Le candidat socialiste l’a certes emporté, mais le résultat de la législative du Doubs résonne comme un coup de tonnerre dans le paysage politique. Et personne n’est épargné.
Le Parti Socialiste d’abord. Qui réalise que même lorsque le tocsin sonne il ne parvient pas à rassembler l’ensemble des électeurs qui votaient hier encore à gauche. L’abstention de ce week-end dans le Doubs, c’est d’abord celle des électeurs de Moscovici en 2012. Plus de 19000 voix pour ce dernier au premier tour. Frédéric Barbier rassemble à peine 15500 voix au second tour, malgré la menace du Front National, malgré l’appel au Front Républicain, malgré l’appel à l’abstention de l’UMP, et sans doute grâce au soutien apporté par le candidat de droite défait au premier tour, et à l’appel d’Alain Juppé ou Nathalie Kosciusko-Morizet à voter en sa faveur pour barrer la route au FN. C’est une victoire qui a le goût de l’échec. On savait le PS en difficultés dans son électorat en raison de l’incompréhension d’une partie de la gauche face à la politique du gouvernement. On a compris hier que sa crédibilité résiduelle ne lui permet même plus de mobiliser l’ensemble de ses troupes contre le Front National.
Evidemment l’UMP en prend aussi pour son grade. Voir son candidat éliminé au premier tour, malgré le discrédit socialiste, n’est pas glorieux. Les élections départementales, pour lesquelles un ras de marée semblait promis au parti de Nicolas Sarkozy, pourraient donc être plus difficiles que prévu. Mais, il y a plus. La progression de la candidate FN entre les deux tours, traduit, lorsqu’on analyse les chiffres, un report significatif en sa faveur des électeurs UMP du premier tour. La consigne officielle du Ni-Ni, c’est à dire l’appel à l’abstention, n’a pas été suivie par la majorité des électeurs de droite.
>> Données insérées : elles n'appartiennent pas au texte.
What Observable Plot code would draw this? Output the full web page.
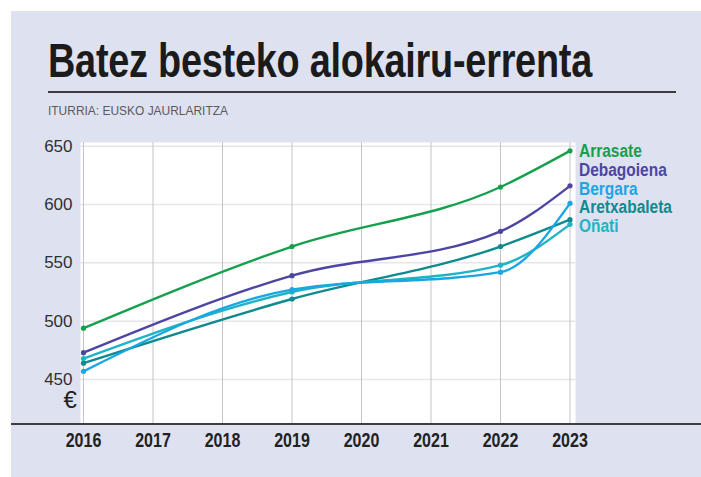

La forme qu’a pris la mobilisation à droite -le psychodrame de Vaugirard- l’explique sans doute en partie. La valse hésitation, les prises de position contradictoires, l’absence de Nicolas Sarkozy, trop occupé au lendemain du premier tour par une conférence exotique et lucrative, la mise en minorité président de l’UMP par son bureau politique… ont sans doute pesé bien lourd. Lorsque les cadors du parti sont incapables de définir rapidement, et de façon consensuelle une ligne claire, les électeurs peuvent estimer qu’elle ne s’applique pas. En l’occurence la façon dont la consigne d’abstention avait été acquise était si peu convaincante, que chacun pouvait se sentir tout à fait libre… y compris de voter pour la candidate du Front National.
Et c’est bien le plus inquiétant, mais là encore, les dirigeants de l’UMP ne peuvent pas jouer les étonnés. Depuis 2007, à la faveur d’un engouement pour un soi-disant “parler vrai”, d’une lutte contre la supposée “pensée unique”, l’affreux “droit-de-l’hommisme”, la “bien-pensance” de gauche, le “politiquement correct”… l’UMP, Nicolas Sarkozy en tête, a entrepris, méthodiquement, de banaliser la vulgate de l’Extrême-droite. La formule consacrée, employée à l’origine par Fabius, et reprise depuis sur tous les plateaux par les orateurs de droite était: le Front-National pose les bonnes questions mais apporte de mauvaises réponses. Bonne question, l’inégalité entre les races? Bonne question, la menace des immigrés? Bonne question, le laxisme des juges? Bonne question, le droit à la santé des étrangers? … A force de reprendre à son compte ces thématiques qui traditionnellement étaient le fond de commerce du Front National, l’UMP a fait plus encore que Marine Le Pen pour dédiaboliser le vote d’extrême-droite. Et lorsque l’on dit 2007, il faut se souvenir que l’apogée de cette politique de banalisation des idées du Front National a connu son apogée, sous la houlette du conseiller très spécial Patrick Buisson, en 2012, pendant la campagne du second tour de Nicolas Sarkozy, c’est à dire hier…
Alors, pour le “Ni-Ni”, c’est un peu tard! Les électeurs UMP n’ont plus de raison d’avoir Ni peur, Ni honte, de mettre un bulletin FN dans l’urne. La stratégie Buisson consistait à récupérer les électeurs du Front National au profit de Nicolas Sarkozy, son résultat est inverse: il a légitimé le vote FN des électeurs de l’UMP. Chapeau l’artiste!